GM seems to be well-placed to benefit from the long-term growth trend in this area. It purchased self-driving technology start-up Cruise Automation in 2016. It has already included the company’s semi-autonomous technology in its products, and plans to release a fully autonomous vehicle in 2019. With the company having scalability that has allowed it to build 130 autonomous vehicles in the last year, its operational strength could allow it to more easily access the mass-market autonomous vehicles segment than some of its peers.

An investment of $2.25 billion from Softbank Vision Fund may provide GM with the capital required to launch its autonomous vehicles. Alongside its capabilities to capitalize on car-sharing through its Maven subsidiary, the prospects for the business in an autonomous vehicle marketplace seem to be encouraging.

New products

In the near term, new products could prove to be a major catalyst on GM’s financial performance. It is expected to release a new Chevrolet Blazer midsize crossover later in the year which will occupy the gap between the Equinox and Traverse. Both existing models have proved to be popular among consumers, which could improve the prospects of increasing sales from the new vehicle. Additionally, the Cadillac XT4 crossover is expected to prove popular among consumers, with more crossover vehicles potentially ahead in 2019 and in 2020.

Consumer demand for crossover vehicles continues to be high. They have proven to be highly profitable for the company, and have helped to offset slowing growth in other vehicle types in recent years. New products in this segment could help to boost the company’s market share and improve on past profitability.

Slowdown

While China has proved to be a key growth market for GM in recent years, its performance in the country was disappointing in the second quarter of the year. It recorded sales growth of 0.7%, which means that its growth for the first half of the year was 4.4%. This was partly due to a fall in Buick sales of 16.2% in the second quarter, which was surprising because of the brand’s successful track record of growth in previous years. The company did not provide an explanation for the fall in Buick sales, and a continued decline that hurts its overall performance could cause investor sentiment in the stock to come under pressure.

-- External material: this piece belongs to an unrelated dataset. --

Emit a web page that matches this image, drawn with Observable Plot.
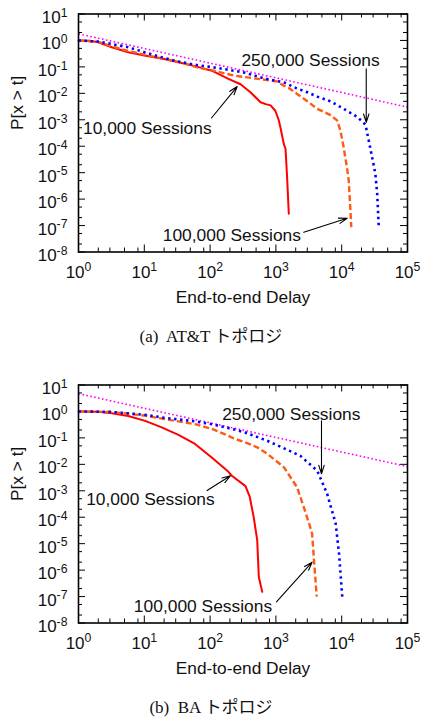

Despite this, the prospects for GM in China continue to be positive. Although the potential for a full-scale U.S.-China trade war continues to be present, the company has a 14% market share of what remains the world’s largest automotive market.

In the second quarter, its other brands enjoyed strong growth in China. For example, Chevrolet’s sales growth was 22.3%, while Cadillac grew its sales by 19%. Its low-cost brand Baojun saw sales rise by 6%, while new product launches in its Buick range could help to improve on the brand’s performance over the medium term. With multiple refreshed or new models across the GM product range due to be released in China by the end of 2018, its performance in the country could be set to improve.

Verdict

GM’s performance in the first quarter of the year was disappointing. Similarly, its sales growth in China in the second quarter of the year was less impressive than many investors had expected. The company looks set to improve its performance, however, with new vehicle launches ahead that could boost consumer demand for its products.

In the long run, the company appears to have a strong position in the autonomous vehicles segment. While it may take a number of years for this to catalyze its financial performance, it may cause investors to become more upbeat about its long-term prospects. After underperforming the S&P 500 in the last year, a turnaround could be ahead for the company over the medium term.